I have built OpenMPI 1.3.3 without support for SGE.
I just want to launch jobs with loose integration right
now.
Here is how I configured it:
./configure CC=pgcc CXX=pgCC F77=pgf90 F90=pgf90 FC=pgf90
--prefix=/opt/openmpi/1.3.3-pgi --without-sge
--enable-io-romio --with-openib=/opt/hjet/ofed/1.4.1
--with-io-romio-flags=--with-file-system=lustre
--enable-orterun-prefix-by-default
I can start jobs from the commandline just fine. When
I try to do the same thing inside an SGE job, I get
errors like the following:
error: executing task of job 5041155 failed:
--------------------------------------------------------------------------
A daemon (pid 13324) died unexpectedly with status 1 while attempting
to launch so we are aborting.
There may be more information reported by the environment (see above).
This may be because the daemon was unable to find all the needed shared
libraries on the remote node. You may set your LD_LIBRARY_PATH to have the
location of the shared libraries on the remote nodes and this will
automatically be forwarded to the remote nodes.
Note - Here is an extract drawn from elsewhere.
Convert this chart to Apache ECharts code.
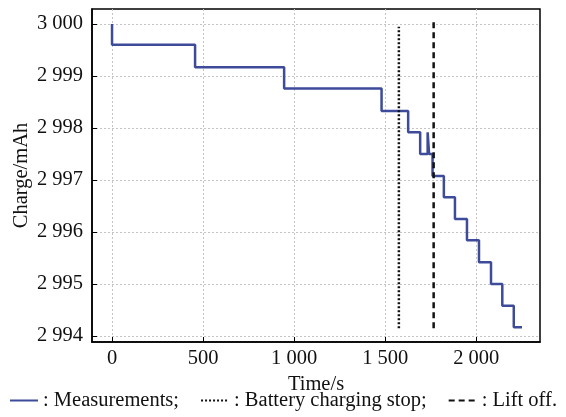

--------------------------------------------------------------------------
--------------------------------------------------------------------------
mpirun noticed that the job aborted, but has no info as to the process
that caused that situation.
--------------------------------------------------------------------------
mpirun: clean termination accomplished
I am starting mpirun with the following options:
$OMPI/bin/mpirun -mca btl openib,sm,self --mca pls ^sge \
-machinefile $MACHINE_FILE -x LD_LIBRARY_PATH -np 16 ./xhpl
The options are to ensure I am using IB, that SGE is not used, and that
the LD_LIBRARY_PATH is sent along to ensure dynamic linking is done
correctly.
This worked with 1.2.7 (except setting the pls option as gridengine
instead of sge), but I can't get it to work with 1.3.3.
Am I missing something obvious for getting jobs with loose integration
started?
Thanks,
Craig